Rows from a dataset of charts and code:

--------------------------------------------------

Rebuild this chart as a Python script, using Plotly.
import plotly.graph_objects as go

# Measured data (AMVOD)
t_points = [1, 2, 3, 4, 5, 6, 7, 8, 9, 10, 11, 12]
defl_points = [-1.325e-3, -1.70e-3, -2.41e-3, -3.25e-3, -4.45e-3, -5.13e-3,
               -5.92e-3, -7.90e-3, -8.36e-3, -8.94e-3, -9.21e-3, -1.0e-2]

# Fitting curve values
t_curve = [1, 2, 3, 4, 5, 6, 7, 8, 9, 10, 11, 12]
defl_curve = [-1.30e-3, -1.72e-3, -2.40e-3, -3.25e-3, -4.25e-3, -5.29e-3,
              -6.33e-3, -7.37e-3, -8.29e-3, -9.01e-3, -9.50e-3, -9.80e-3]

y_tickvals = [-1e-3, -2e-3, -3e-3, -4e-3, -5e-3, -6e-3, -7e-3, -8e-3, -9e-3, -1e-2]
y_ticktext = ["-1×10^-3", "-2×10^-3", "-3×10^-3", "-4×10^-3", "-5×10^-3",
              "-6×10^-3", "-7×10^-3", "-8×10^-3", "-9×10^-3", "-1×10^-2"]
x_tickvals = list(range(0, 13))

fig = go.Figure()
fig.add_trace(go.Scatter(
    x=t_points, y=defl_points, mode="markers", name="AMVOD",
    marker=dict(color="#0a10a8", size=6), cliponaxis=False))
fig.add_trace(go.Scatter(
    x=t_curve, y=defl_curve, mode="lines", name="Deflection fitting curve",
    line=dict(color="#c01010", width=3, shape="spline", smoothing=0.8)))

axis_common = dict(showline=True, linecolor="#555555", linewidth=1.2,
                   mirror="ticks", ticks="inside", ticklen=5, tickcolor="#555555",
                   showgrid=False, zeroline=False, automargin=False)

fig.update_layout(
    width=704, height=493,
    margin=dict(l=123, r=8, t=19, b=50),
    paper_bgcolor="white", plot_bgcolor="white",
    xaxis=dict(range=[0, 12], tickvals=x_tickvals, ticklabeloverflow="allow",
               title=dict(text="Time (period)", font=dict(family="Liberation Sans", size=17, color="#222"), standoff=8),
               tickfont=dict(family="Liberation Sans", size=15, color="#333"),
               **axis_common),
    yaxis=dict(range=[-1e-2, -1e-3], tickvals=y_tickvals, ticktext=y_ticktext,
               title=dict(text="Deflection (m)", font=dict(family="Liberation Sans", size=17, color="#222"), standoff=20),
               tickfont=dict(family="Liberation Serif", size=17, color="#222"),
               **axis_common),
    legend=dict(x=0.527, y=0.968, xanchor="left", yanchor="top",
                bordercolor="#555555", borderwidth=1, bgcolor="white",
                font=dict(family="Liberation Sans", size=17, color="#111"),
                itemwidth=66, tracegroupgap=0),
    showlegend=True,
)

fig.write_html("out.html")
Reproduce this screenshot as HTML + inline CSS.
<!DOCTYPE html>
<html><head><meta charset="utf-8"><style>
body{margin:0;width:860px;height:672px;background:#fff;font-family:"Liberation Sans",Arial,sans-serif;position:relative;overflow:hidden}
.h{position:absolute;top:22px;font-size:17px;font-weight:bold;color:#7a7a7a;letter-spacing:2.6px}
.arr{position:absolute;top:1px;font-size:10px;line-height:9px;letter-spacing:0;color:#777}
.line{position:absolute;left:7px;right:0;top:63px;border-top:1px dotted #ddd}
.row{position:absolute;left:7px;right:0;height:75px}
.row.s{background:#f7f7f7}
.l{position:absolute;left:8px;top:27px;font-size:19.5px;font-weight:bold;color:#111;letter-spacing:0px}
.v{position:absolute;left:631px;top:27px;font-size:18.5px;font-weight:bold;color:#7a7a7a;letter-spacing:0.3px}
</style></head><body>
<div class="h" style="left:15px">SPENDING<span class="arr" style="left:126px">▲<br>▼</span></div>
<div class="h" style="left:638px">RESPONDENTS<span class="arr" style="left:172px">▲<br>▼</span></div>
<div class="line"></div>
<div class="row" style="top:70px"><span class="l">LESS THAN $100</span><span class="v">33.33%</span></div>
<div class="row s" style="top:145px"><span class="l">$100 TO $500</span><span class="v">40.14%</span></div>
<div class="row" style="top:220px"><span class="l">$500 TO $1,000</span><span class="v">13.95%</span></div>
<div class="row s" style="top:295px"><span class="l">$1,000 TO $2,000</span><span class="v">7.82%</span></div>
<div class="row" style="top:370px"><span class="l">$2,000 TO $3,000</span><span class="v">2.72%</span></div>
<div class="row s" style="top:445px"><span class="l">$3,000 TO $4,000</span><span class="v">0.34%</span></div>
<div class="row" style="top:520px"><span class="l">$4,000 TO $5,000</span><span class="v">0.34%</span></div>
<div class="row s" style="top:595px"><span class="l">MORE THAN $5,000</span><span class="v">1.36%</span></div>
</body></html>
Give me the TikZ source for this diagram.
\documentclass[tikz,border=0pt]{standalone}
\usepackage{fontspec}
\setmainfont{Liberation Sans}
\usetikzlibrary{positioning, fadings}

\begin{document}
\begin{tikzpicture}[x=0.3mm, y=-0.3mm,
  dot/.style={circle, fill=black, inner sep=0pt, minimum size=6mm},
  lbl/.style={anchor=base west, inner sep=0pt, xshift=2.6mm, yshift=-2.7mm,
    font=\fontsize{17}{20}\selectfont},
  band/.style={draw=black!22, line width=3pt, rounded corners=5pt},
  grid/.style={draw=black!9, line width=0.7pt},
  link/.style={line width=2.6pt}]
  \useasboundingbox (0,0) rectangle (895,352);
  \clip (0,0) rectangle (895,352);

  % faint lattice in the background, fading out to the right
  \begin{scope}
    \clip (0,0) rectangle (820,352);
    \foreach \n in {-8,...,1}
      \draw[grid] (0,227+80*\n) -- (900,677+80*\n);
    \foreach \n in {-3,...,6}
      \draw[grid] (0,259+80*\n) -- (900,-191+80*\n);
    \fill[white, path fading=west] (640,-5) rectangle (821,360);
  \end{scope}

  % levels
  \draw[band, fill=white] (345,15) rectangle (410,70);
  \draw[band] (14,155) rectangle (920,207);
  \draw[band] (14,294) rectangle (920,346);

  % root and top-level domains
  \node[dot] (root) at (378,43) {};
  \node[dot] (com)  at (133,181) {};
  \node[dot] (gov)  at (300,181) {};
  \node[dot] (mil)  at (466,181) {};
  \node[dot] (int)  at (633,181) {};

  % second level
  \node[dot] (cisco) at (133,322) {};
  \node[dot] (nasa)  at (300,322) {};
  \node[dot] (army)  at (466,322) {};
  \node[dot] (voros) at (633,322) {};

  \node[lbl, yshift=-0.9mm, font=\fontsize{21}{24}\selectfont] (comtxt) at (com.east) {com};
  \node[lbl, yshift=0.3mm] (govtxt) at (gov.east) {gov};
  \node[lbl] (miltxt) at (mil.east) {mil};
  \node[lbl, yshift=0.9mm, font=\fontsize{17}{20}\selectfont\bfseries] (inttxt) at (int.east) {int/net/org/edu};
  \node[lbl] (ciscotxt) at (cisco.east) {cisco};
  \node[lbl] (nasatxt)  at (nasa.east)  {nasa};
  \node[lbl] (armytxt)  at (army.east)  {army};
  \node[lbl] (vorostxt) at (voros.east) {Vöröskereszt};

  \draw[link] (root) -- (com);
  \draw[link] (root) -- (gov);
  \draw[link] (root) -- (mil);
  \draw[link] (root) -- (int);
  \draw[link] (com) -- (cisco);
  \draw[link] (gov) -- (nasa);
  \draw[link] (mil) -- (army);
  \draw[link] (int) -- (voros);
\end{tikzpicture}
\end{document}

--------------------------------------------------

◆ **DIRECTIONS**
Quote all of the entries exactly as they appear.

◆ **RESULT BELOW**
Rebuild this chart as a Python script, using Plotly.
import plotly.graph_objects as go

# Measured data (AMVOD)
t_points = [1, 2, 3, 4, 5, 6, 7, 8, 9, 10, 11, 12]
defl_points = [-1.325e-3, -1.70e-3, -2.41e-3, -3.25e-3, -4.45e-3, -5.13e-3,
               -5.92e-3, -7.90e-3, -8.36e-3, -8.94e-3, -9.21e-3, -1.0e-2]

# Fitting curve values
t_curve = [1, 2, 3, 4, 5, 6, 7, 8, 9, 10, 11, 12]
defl_curve = [-1.30e-3, -1.72e-3, -2.40e-3, -3.25e-3, -4.25e-3, -5.29e-3,
              -6.33e-3, -7.37e-3, -8.29e-3, -9.01e-3, -9.50e-3, -9.80e-3]

y_tickvals = [-1e-3, -2e-3, -3e-3, -4e-3, -5e-3, -6e-3, -7e-3, -8e-3, -9e-3, -1e-2]
y_ticktext = ["-1×10^-3", "-2×10^-3", "-3×10^-3", "-4×10^-3", "-5×10^-3",
              "-6×10^-3", "-7×10^-3", "-8×10^-3", "-9×10^-3", "-1×10^-2"]
x_tickvals = list(range(0, 13))

fig = go.Figure()
fig.add_trace(go.Scatter(
    x=t_points, y=defl_points, mode="markers", name="AMVOD",
    marker=dict(color="#0a10a8", size=6), cliponaxis=False))
fig.add_trace(go.Scatter(
    x=t_curve, y=defl_curve, mode="lines", name="Deflection fitting curve",
    line=dict(color="#c01010", width=3, shape="spline", smoothing=0.8)))

axis_common = dict(showline=True, linecolor="#555555", linewidth=1.2,
                   mirror="ticks", ticks="inside", ticklen=5, tickcolor="#555555",
                   showgrid=False, zeroline=False, automargin=False)

fig.update_layout(
    width=704, height=493,
    margin=dict(l=123, r=8, t=19, b=50),
    paper_bgcolor="white", plot_bgcolor="white",
    xaxis=dict(range=[0, 12], tickvals=x_tickvals, ticklabeloverflow="allow",
               title=dict(text="Time (period)", font=dict(family="Liberation Sans", size=17, color="#222"), standoff=8),
               tickfont=dict(family="Liberation Sans", size=15, color="#333"),
               **axis_common),
    yaxis=dict(range=[-1e-2, -1e-3], tickvals=y_tickvals, ticktext=y_ticktext,
               title=dict(text="Deflection (m)", font=dict(family="Liberation Sans", size=17, color="#222"), standoff=20),
               tickfont=dict(family="Liberation Serif", size=17, color="#222"),
               **axis_common),
    legend=dict(x=0.527, y=0.968, xanchor="left", yanchor="top",
                bordercolor="#555555", borderwidth=1, bgcolor="white",
                font=dict(family="Liberation Sans", size=17, color="#111"),
                itemwidth=66, tracegroupgap=0),
    showlegend=True,
)

fig.write_html("out.html")
Reproduce this screenshot as HTML + inline CSS.
<!DOCTYPE html>
<html><head><meta charset="utf-8"><style>
body{margin:0;width:860px;height:672px;background:#fff;font-family:"Liberation Sans",Arial,sans-serif;position:relative;overflow:hidden}
.h{position:absolute;top:22px;font-size:17px;font-weight:bold;color:#7a7a7a;letter-spacing:2.6px}
.arr{position:absolute;top:1px;font-size:10px;line-height:9px;letter-spacing:0;color:#777}
.line{position:absolute;left:7px;right:0;top:63px;border-top:1px dotted #ddd}
.row{position:absolute;left:7px;right:0;height:75px}
.row.s{background:#f7f7f7}
.l{position:absolute;left:8px;top:27px;font-size:19.5px;font-weight:bold;color:#111;letter-spacing:0px}
.v{position:absolute;left:631px;top:27px;font-size:18.5px;font-weight:bold;color:#7a7a7a;letter-spacing:0.3px}
</style></head><body>
<div class="h" style="left:15px">SPENDING<span class="arr" style="left:126px">▲<br>▼</span></div>
<div class="h" style="left:638px">RESPONDENTS<span class="arr" style="left:172px">▲<br>▼</span></div>
<div class="line"></div>
<div class="row" style="top:70px"><span class="l">LESS THAN $100</span><span class="v">33.33%</span></div>
<div class="row s" style="top:145px"><span class="l">$100 TO $500</span><span class="v">40.14%</span></div>
<div class="row" style="top:220px"><span class="l">$500 TO $1,000</span><span class="v">13.95%</span></div>
<div class="row s" style="top:295px"><span class="l">$1,000 TO $2,000</span><span class="v">7.82%</span></div>
<div class="row" style="top:370px"><span class="l">$2,000 TO $3,000</span><span class="v">2.72%</span></div>
<div class="row s" style="top:445px"><span class="l">$3,000 TO $4,000</span><span class="v">0.34%</span></div>
<div class="row" style="top:520px"><span class="l">$4,000 TO $5,000</span><span class="v">0.34%</span></div>
<div class="row s" style="top:595px"><span class="l">MORE THAN $5,000</span><span class="v">1.36%</span></div>
</body></html>
Give me the TikZ source for this diagram.
\documentclass[tikz,border=0pt]{standalone}
\usepackage{fontspec}
\setmainfont{Liberation Sans}
\usetikzlibrary{positioning, fadings}

\begin{document}
\begin{tikzpicture}[x=0.3mm, y=-0.3mm,
  dot/.style={circle, fill=black, inner sep=0pt, minimum size=6mm},
  lbl/.style={anchor=base west, inner sep=0pt, xshift=2.6mm, yshift=-2.7mm,
    font=\fontsize{17}{20}\selectfont},
  band/.style={draw=black!22, line width=3pt, rounded corners=5pt},
  grid/.style={draw=black!9, line width=0.7pt},
  link/.style={line width=2.6pt}]
  \useasboundingbox (0,0) rectangle (895,352);
  \clip (0,0) rectangle (895,352);

  % faint lattice in the background, fading out to the right
  \begin{scope}
    \clip (0,0) rectangle (820,352);
    \foreach \n in {-8,...,1}
      \draw[grid] (0,227+80*\n) -- (900,677+80*\n);
    \foreach \n in {-3,...,6}
      \draw[grid] (0,259+80*\n) -- (900,-191+80*\n);
    \fill[white, path fading=west] (640,-5) rectangle (821,360);
  \end{scope}

  % levels
  \draw[band, fill=white] (345,15) rectangle (410,70);
  \draw[band] (14,155) rectangle (920,207);
  \draw[band] (14,294) rectangle (920,346);

  % root and top-level domains
  \node[dot] (root) at (378,43) {};
  \node[dot] (com)  at (133,181) {};
  \node[dot] (gov)  at (300,181) {};
  \node[dot] (mil)  at (466,181) {};
  \node[dot] (int)  at (633,181) {};

  % second level
  \node[dot] (cisco) at (133,322) {};
  \node[dot] (nasa)  at (300,322) {};
  \node[dot] (army)  at (466,322) {};
  \node[dot] (voros) at (633,322) {};

  \node[lbl, yshift=-0.9mm, font=\fontsize{21}{24}\selectfont] (comtxt) at (com.east) {com};
  \node[lbl, yshift=0.3mm] (govtxt) at (gov.east) {gov};
  \node[lbl] (miltxt) at (mil.east) {mil};
  \node[lbl, yshift=0.9mm, font=\fontsize{17}{20}\selectfont\bfseries] (inttxt) at (int.east) {int/net/org/edu};
  \node[lbl] (ciscotxt) at (cisco.east) {cisco};
  \node[lbl] (nasatxt)  at (nasa.east)  {nasa};
  \node[lbl] (armytxt)  at (army.east)  {army};
  \node[lbl] (vorostxt) at (voros.east) {Vöröskereszt};

  \draw[link] (root) -- (com);
  \draw[link] (root) -- (gov);
  \draw[link] (root) -- (mil);
  \draw[link] (root) -- (int);
  \draw[link] (com) -- (cisco);
  \draw[link] (gov) -- (nasa);
  \draw[link] (mil) -- (army);
  \draw[link] (int) -- (voros);
\end{tikzpicture}
\end{document}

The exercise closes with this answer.